SAN DIEGO — There was an emotional reunion in Ocean Beach on Friday. A man and his dog reunited with the five lifeguards who saved them a few weeks ago.
Steve Neely, 63, the dog owner, described that horrifying moment for him on Jan. 25 when he began to slip underwater while searching for his dog.
"All I could think about was 'I killed my dog, oh my gosh', because I you know, was purposely throwing the stick in the channel and I didn’t realize it was going to pull that hard,” said Neely.
Neely said his 11-year-old golden retriever named Sawyer was in a whirlpool, so he didn't hesitate to dive in.
"He’s my dog," said Neely. "He’s my family. I love him to death. I was going for him.”

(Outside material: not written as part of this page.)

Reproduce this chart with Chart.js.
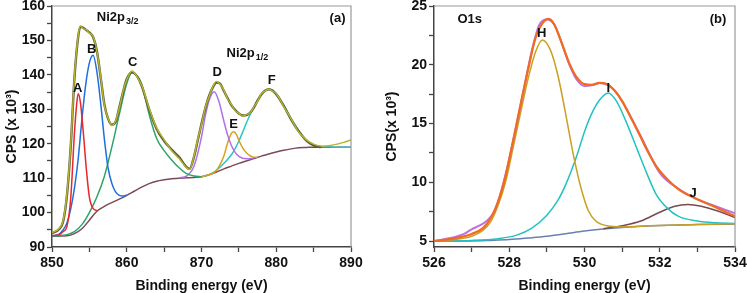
<!DOCTYPE html>
<html><head><meta charset="utf-8">
<script src="https://cdn.jsdelivr.net/npm/chart.js@4/dist/chart.umd.min.js"></script>
<style>
html,body{margin:0;padding:0;background:#fff;overflow:hidden;width:747px;height:293px}
canvas{position:absolute;top:0}
#ni{left:0}
#ox{left:380px}
</style></head><body>
<canvas id="ni" width="380" height="293"></canvas>
<canvas id="ox" width="380" height="293"></canvas>
<script>
// ---- Ni 2p panel (a) ----
const niRawE=[850,851,851.5,852,852.5,853,853.5,853.8,854.2,854.6,855,855.5,856,856.5,857,857.5,858,858.5,859,859.5,860,860.7,861.5,862,863,864,865,866,867,868,868.4,869,869.5,870,870.5,871,871.5,872,872.5,873,873.5,874,874.5,875,875.5,876,876.5,877,877.5,878,878.5,879,879.5,880,881,882,883,884,885,886,887,888,889,890];
const niRawY=[94.2,95.5,97.8,105.5,119.5,139.5,151.3,154.2,153.4,153.1,152.1,151.2,146.8,139.8,131.2,127.5,125.3,126.6,130.3,135.2,138.6,141.1,139.0,137.0,130.3,124.6,121.2,118.0,115.7,113.0,112.5,116.4,121.3,125.6,130.4,133.6,136.5,138.1,137.2,135.5,133.0,131.4,129.6,128.9,128.0,128.5,128.9,130.7,132.3,134.5,135.3,135.9,135.2,134.6,130.8,127.2,123.4,121.2,119.9,119.3,119.4,119.8,120.4,121.1];
const niFitE=[850,851,851.5,852,852.5,853,853.5,853.8,854.2,854.6,855,855.5,856,856.5,857,857.5,858,858.5,859,859.5,860,860.7,861.5,862,863,864,865,866,867,868,868.4,869,869.5,870,870.5,871,871.5,872,872.5,873,873.5,874,874.5,875,875.5,876,876.5,877,877.5,878,878.5,879,879.5,880,881,882,883,884,885,886];
const niFitY=[94,95.3,97.5,105,119,139,151,154,153.6,153,152.3,151,147,139.5,131.5,127.3,125.5,126.3,130.5,135,138.8,140.8,139.2,136.8,130,124.3,120.8,118.3,116.1,113.2,112.7,116.2,121,125.8,130.2,133.8,136.3,137.8,137.4,135.3,133.2,131.2,129.8,128.8,128.2,128.3,129,130.5,132.5,134.3,135.4,135.8,135.4,134.4,131,127,123.6,121,119.5,119];
const niBgE=[850,852,853,854,855,856,857,858,859,860,861,862,863,864,865,866,867,868,869,870,871,872,873,874,875,876,877,878,879,880,881,882,883,884,885,886,890];
const niBgY=[93.2,93.3,93.9,95.3,97.8,100.4,101.8,102.9,103.9,105,106.2,107.4,108.4,109.1,109.5,109.8,110,110.1,110.2,110.4,111,111.8,112.7,113.5,114.3,115,115.7,116.4,117,117.6,118.1,118.5,118.8,118.9,119,119,119];
const peakAE=[850,851,851.5,852,852.5,853,853.3,853.5,853.8,854.2,854.6,855,855.5,856];
const peakAY=[93.3,93.6,94.5,96,104,123,131.5,134.5,132,123,112.5,104.5,101.2,100.6];
const peakBE=[850,851,851.5,852,852.5,853,853.5,854,854.5,855,855.5,856,856.5,857,857.5,858,858.5,859,859.5,860];
const peakBY=[93.2,93.8,95,97,101,107,115.5,127,137,143.5,145.7,141,132,121.5,113,108.5,106,105,104.8,105.1];
const peakCE=[850,851,852,853,854,855,856,857,858,859,860,860.7,861.5,862,863,864,865,866,867,868,869,870];
const peakCY=[93.2,93.3,93.6,94.5,96.5,100,104.5,110.5,119,128.5,137.5,140.6,139.3,137.3,128.5,121.5,118,115.3,113,111.3,110.6,110.4];
const peakDE=[867,868,869,870,870.5,871,871.7,872.3,873,873.5,874,874.5,875,876,877];
const peakDY=[110.1,110.6,113.5,122,128,132.5,135.1,132.5,126.5,122.5,119.5,117.5,116.3,115.6,115.8];
const peakEE=[870,871,871.5,872,872.5,873,873.5,874,874.3,874.7,875,875.5,876,876.5,877,877.5];
const peakEY=[110.4,111,111.4,112.3,114,116.5,120.3,123,123.5,122.6,121,118.8,117.4,116.5,116.1,116.1];
const peakFE=[870,871,872,873,874,874.5,875,875.5,876,876.5,877,877.5,878,878.5,879.1,880,881,882,883,884,885,886,887,888,890];
const peakFY=[110.4,111,112.3,114.3,116.8,118.6,120.8,123.3,126,128.4,130.6,132.6,134.3,135.4,135.8,134.6,131.2,127.3,123.8,121,119.6,119.2,119.1,119,119];
const niXTicks=[850,855,860,865,870,875,880,885,890];
const niYTicks=[90,95,100,105,110,115,120,125,130,135,140,145,150,155,160];

// ---- O 1s panel (b) ----
const oRawE=[526,526.5,526.8,527,527.2,527.4,527.6,527.8,528,528.2,528.4,528.6,528.8,529,529.2,529.4,529.6,529.8,530,530.2,530.4,530.6,530.8,531,531.5,532,532.5,533,533.5,534];
const oRawY=[5.0,5.3,5.6,6.0,6.3,6.7,7.5,9.4,12.0,15.0,18.1,21.2,23.4,23.85,23.4,21.8,20.0,18.7,18.2,18.25,18.45,18.3,17.8,16.9,13.9,10.8,9.45,8.55,7.95,7.35];
const oFitE=[526,526.5,527,527.3,527.5,527.7,527.9,528.1,528.3,528.5,528.7,528.9,529.05,529.2,529.4,529.6,529.8,530,530.2,530.4,530.6,530.8,531,531.2,531.5,531.65,531.9,532.1,532.5,532.9,533.4,534];
const oFitY=[5.0,5.2,5.6,6.1,6.9,8.3,10.5,13.5,16.6,19.6,22.3,23.6,23.9,23.4,21.8,20.1,18.9,18.35,18.3,18.45,18.35,17.8,16.9,15.7,13.8,12.8,11.4,10.6,9.4,8.7,8.0,7.1];
const oBgE=[526,527,527.5,528,528.5,529,529.5,530,530.5,531,531.5,532,532.5,533,534];
const oBgY=[5.0,5.0,5.05,5.12,5.25,5.4,5.62,5.85,6.02,6.15,6.25,6.32,6.37,6.4,6.45];
const peakHE=[526,526.5,527,527.3,527.5,527.7,527.9,528.1,528.3,528.5,528.7,528.88,529.1,529.3,529.5,529.7,529.9,530.1,530.3,530.6,531,531.5,532,533,534];
const peakHY=[5.0,5.1,5.4,5.9,6.6,8.0,10.0,12.9,15.9,18.8,21.1,22.1,21.2,19.0,15.8,12.4,9.6,7.6,6.7,6.3,6.2,6.26,6.33,6.41,6.46];
const peakIE=[526,527,527.7,528.2,528.6,529,529.3,529.5,529.8,530,530.2,530.4,530.63,530.85,531.1,531.4,531.65,531.9,532.2,532.5,533,533.5,534];
const peakIY=[5.0,5.05,5.2,5.5,6.1,7.2,8.5,9.8,12.3,14.3,15.9,17.0,17.6,16.9,15.2,12.8,10.8,9.0,7.8,7.1,6.7,6.55,6.5];
const peakJE=[530.5,531,531.5,532,532.4,532.75,533.1,533.5,534];
const peakJY=[6.05,6.3,6.7,7.45,7.95,8.1,7.95,7.6,7.0];
const oXTicks=[526,527,528,529,530,531,532,533,534];
const oYTicks=[5,7.5,10,12.5,15,17.5,20,22.5,25];

const FONT='"Liberation Sans", Arial, sans-serif';
const pts=(xs,ys)=>xs.map((x,i)=>({x,y:ys[i]}));
const line=(label,xs,ys,color,w)=>({label,data:pts(xs,ys),borderColor:color,borderWidth:w||1.5,pointRadius:0,fill:false,cubicInterpolationMode:'monotone'});

// peak letters and panel captions, placed in data units
const txt={id:'txt',afterDatasetsDraw(c,a,opts){
  const {ctx,scales:{x,y}}=c;ctx.save();ctx.fillStyle='#111';ctx.textBaseline='middle';
  for(const t of opts.items){
    ctx.font=`bold ${t.size||13}px ${FONT}`;ctx.textAlign=t.sub?'left':'center';
    const px=x.getPixelForValue(t.x),py=y.getPixelForValue(t.y);
    ctx.fillText(t.text,px,py);
    if(t.sub){const w=ctx.measureText(t.text).width;ctx.font=`bold 9px ${FONT}`;ctx.fillText(t.sub,px+w+1,py+4);}
  }
  ctx.restore();
}};
const frame={id:'frame',afterDraw(c){
  const {ctx,chartArea:a}=c;ctx.save();ctx.strokeStyle='#9a9a9a';ctx.lineWidth=1.2;
  ctx.beginPath();ctx.moveTo(a.left,a.top);ctx.lineTo(a.right,a.top);ctx.lineTo(a.right,a.bottom);ctx.stroke();ctx.restore();
}};

function makeChart(id,datasets,cfg){
  const tickFont={family:FONT,size:14,weight:'bold'};
  return new Chart(document.getElementById(id),{type:'line',data:{datasets},plugins:[txt,frame],
    options:{responsive:false,animation:false,devicePixelRatio:1,
      layout:{padding:{left:0,top:6,right:cfg.padR,bottom:0}},
      plugins:{legend:{display:false},tooltip:{enabled:false},txt:{items:cfg.items}},
      scales:{
        x:{type:'linear',min:cfg.xr[0],max:cfg.xr[1],
          afterBuildTicks:s=>{s.ticks=cfg.xt.map(v=>({value:v}));},
          afterFit:s=>{s.height=46;s.paddingLeft=0;s.paddingRight=0;},
          ticks:{autoSkip:false,maxRotation:0,padding:3,color:'#111',font:tickFont,callback:v=>cfg.xLab(v)?String(v):''},
          grid:{drawOnChartArea:false,tickLength:5,tickColor:'#444',tickWidth:1.3},
          border:{color:'#444',width:1.5},
          title:{display:true,text:'Binding energy (eV)',color:'#111',font:{family:FONT,size:14,weight:'bold',lineHeight:1},padding:0}},
        y:{type:'linear',min:cfg.yr[0],max:cfg.yr[1],
          afterBuildTicks:s=>{s.ticks=cfg.yt.map(v=>({value:v}));},
          afterFit:s=>{s.width=cfg.yW;s.paddingTop=0;s.paddingBottom=0;},
          ticks:{autoSkip:false,padding:2,color:'#111',font:tickFont,callback:v=>cfg.yLab(v)?String(v):''},
          grid:{drawOnChartArea:false,tickLength:5,tickColor:'#444',tickWidth:1.3},
          border:{color:'#444',width:1.5},
          title:{display:true,text:cfg.yTitle,color:'#111',font:{family:FONT,size:14,weight:'bold',lineHeight:1},padding:{top:5,bottom:0}}}
      }}});
}

makeChart('ni',[
  line('Raw',niRawE,niRawY,'#b7b52a',1.4),
  line('Fit',niFitE,niFitY,'#5a5d3c',2.4),
  line('A',peakAE,peakAY,'#e8262e'),
  line('B',peakBE,peakBY,'#1f6fe0'),
  line('C',peakCE,peakCY,'#2ea36b'),
  line('D',peakDE,peakDY,'#b070e8'),
  line('E',peakEE,peakEY,'#d9a21e'),
  line('F',peakFE,peakFY,'#27c6cf'),
  line('Background',niBgE,niBgY,'#7b4a58')
],{xr:[850,890],yr:[90,160],xt:niXTicks,yt:niYTicks,xLab:v=>v%10===0,yLab:v=>v%10===0,
  yTitle:'CPS (x 10³)',yW:52,padR:29,
  items:[{text:'A',x:853.43,y:136.2},{text:'B',x:855.3,y:147.5},{text:'C',x:860.8,y:143.7},
    {text:'D',x:872.1,y:140.8},{text:'E',x:874.3,y:125.5},{text:'F',x:879.4,y:138.5},
    {text:'Ni2p',sub:'3/2',x:856,y:156.6},{text:'Ni2p',sub:'1/2',x:873.35,y:146.3},
    {text:'(a)',x:888.2,y:156.3}]});

makeChart('ox',[
  line('Fit',oFitE,oFitY,'#f06a20',2.2),
  line('Raw',oRawE,oRawY,'#c070e0',2),
  line('H',peakHE,peakHY,'#c9a020'),
  line('I',peakIE,peakIY,'#22c2c2'),
  line('J',peakJE,peakJY,'#7a4a50'),
  line('Background',oBgE,oBgY,'#6a80b0')
],{xr:[526,534],yr:[4.49,25],xt:oXTicks,yt:oYTicks,xLab:v=>v%2===0,yLab:v=>v%5===0,
  yTitle:'CPS(x 10³)',yW:54,padR:25,
  items:[{text:'H',x:528.86,y:22.68},{text:'I',x:530.63,y:18.0},{text:'J',x:532.89,y:9.08},
    {text:'O1s',x:526.95,y:23.9},{text:'(b)',x:533.55,y:23.9}]});
</script>
</body></html>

The pair got beat by the waves. San Diego Lifeguard Dana Vanos, who was the first in the water for the rescue, said “luckily, Ian spotted the rescue fast. He sent his resources down there. Connor and I were able to get into the water quickly to get the appropriate equipment, and Dustin showed up on a jet ski from Mission Beach, and all the players fell in place.”
Neely said he was immersed in five feet of white water with the current going underneath him.
“It’s cold, I can’t touch, and I’m trying to lift this 80-pound dog above my head to keep him from going under, a big one came and separated us, and I lost him. He was gone - 20 to 30 yards away from me like that,” Neely said.
Despite the low tide, the lifeguards saw them, even though there were no 911 calls reporting the incident.
"Then I saw your dog's nose, and I said 'oh my gosh. It is right there,' so I put my sled there and Conner grabbed it as we took the next wave. It was pretty wild,” said Lifeguard Dustin Fiero.
In the challenging conditions, the rescue team pulled Sawyer out of the fast-moving water.
“He was so lifeless when I grabbed his collar. It slid off of his head, so I put the collar on his handlebar, and that is why he still has his collar on now,” Fiero said.
Sawyer was rushed to the emergency room for three days on oxygen and antibiotics.
“It’s hard to say it without crying, but when somebody saves your life, you’ll know what I’m talking about,” Neely said.
Vanos stresses, “if you do fall into a situation like this, call 911 don’t go in after your animal because that is not always a positive outcome.”